À ce jour, le GPE a investi plus de 1,5 milliard de dollars en complément des investissements nationaux destinés à soutenir l'égalité des genres. Il s'agit notamment de financements de stratégies d’éducation sensibles au genre, de campagnes de sensibilisation, de formations communautaires sur le genre, de recrutement d'enseignantes et de construction de toilettes séparées, entre autres.

Le GPE utilise également son modèle de partenariat basé sur les résultats pour travailler avec les pays à faible revenu pour donner la priorité à la planification et aux dépenses pour soutenir l'éducation des filles tout au long du cycle de scolarisation, en vue d'atteindre l'égalité des genres. Fin 2020, le GPE a créé l'Accélérateur de l'éducation des filles, un fonds de 250 millions de dollars destiné à soutenir les possibilités de scolarisation et d’apprentissage des filles.

Pour en savoir plus sur la manière dont l'égalité des genres est intégrée dans la stratégie du GPE, cliquez ici.

4. Si vous pouviez demander quelque chose aux partenaires de l'éducation pour stimuler les progrès en matière d'égalité des genres, que serait-ce ?

CN : Le principal point sur ma liste serait de « ancrer » l'égalité des genres dans la planification et la prise de décision. Cela nécessite un engagement à lutter contre les inégalités et à avoir accès à des données de haute qualité susceptibles de mettre à nu les disparités.

Les partenaires doivent approfondir les données et la dynamique communautaire pour identifier et comprendre les causes profondes de cette inégalité.
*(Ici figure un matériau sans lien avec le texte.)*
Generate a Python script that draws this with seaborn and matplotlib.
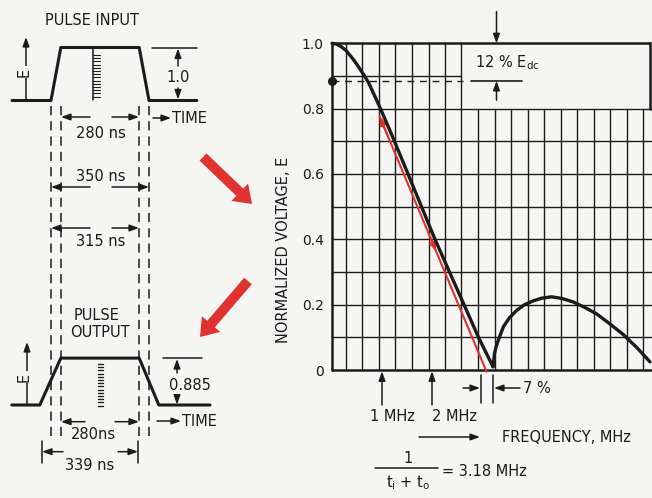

Ce n'est qu'alors qu'ils pourront commencer à formuler une intervention qui peut avoir un impact à grande échelle dans la lutte contre les inégalités entre les genres.

Au Salvador, par exemple, l'engagement du gouvernement à lutter contre les inégalités en adoptant l’approche recommandée par le GPE 2025 a mené à l'inclusion de l'unité en charge de l'égalité des genres du ministère de l'Éducation dans les instances de dialogue politique où les priorités ont été fixées pour la mise en œuvre du financement du GPE.

En veillant à ce que les bonnes personnes soient présentes dans la salle lors des discussions, le pays a pu intégrer l'égalité des genres dans l'enseignement de base, sa réforme prioritaire.

En République démocratique du Congo, les partenaires de développement engagés dans le processus du GPE 2025 ont réalisé qu'un ensemble complexe de défis rendait difficile la priorisation d'un domaine de réforme qui entraînerait une transformation du système. Un participant a décrit ce qui s'est passé comme suit :

« Il m'a d'abord semblé que l'égalité des genres n'était qu'un aspect de l'accès. Au fil de l'évolution des travaux, cette perspective a changé et a fait naître la nécessité d'en faire un axe structurant, non pas parce qu'elle était obligatoire mais parce qu'elle était essentielle dans le cadre de la stratégie pour assurer l'équité et la qualité de l'éducation. Cela a également permis d'appréhender le problème dans une approche holistique. »

Les discussions entamées suite à l'adoption par le pays du nouveau modèle du GPE ont amené les partenaires à convenir que l'insuffisance des données et de la coordination a entravé les progrès de la stratégie d'éducation des filles à l'échelle du pays.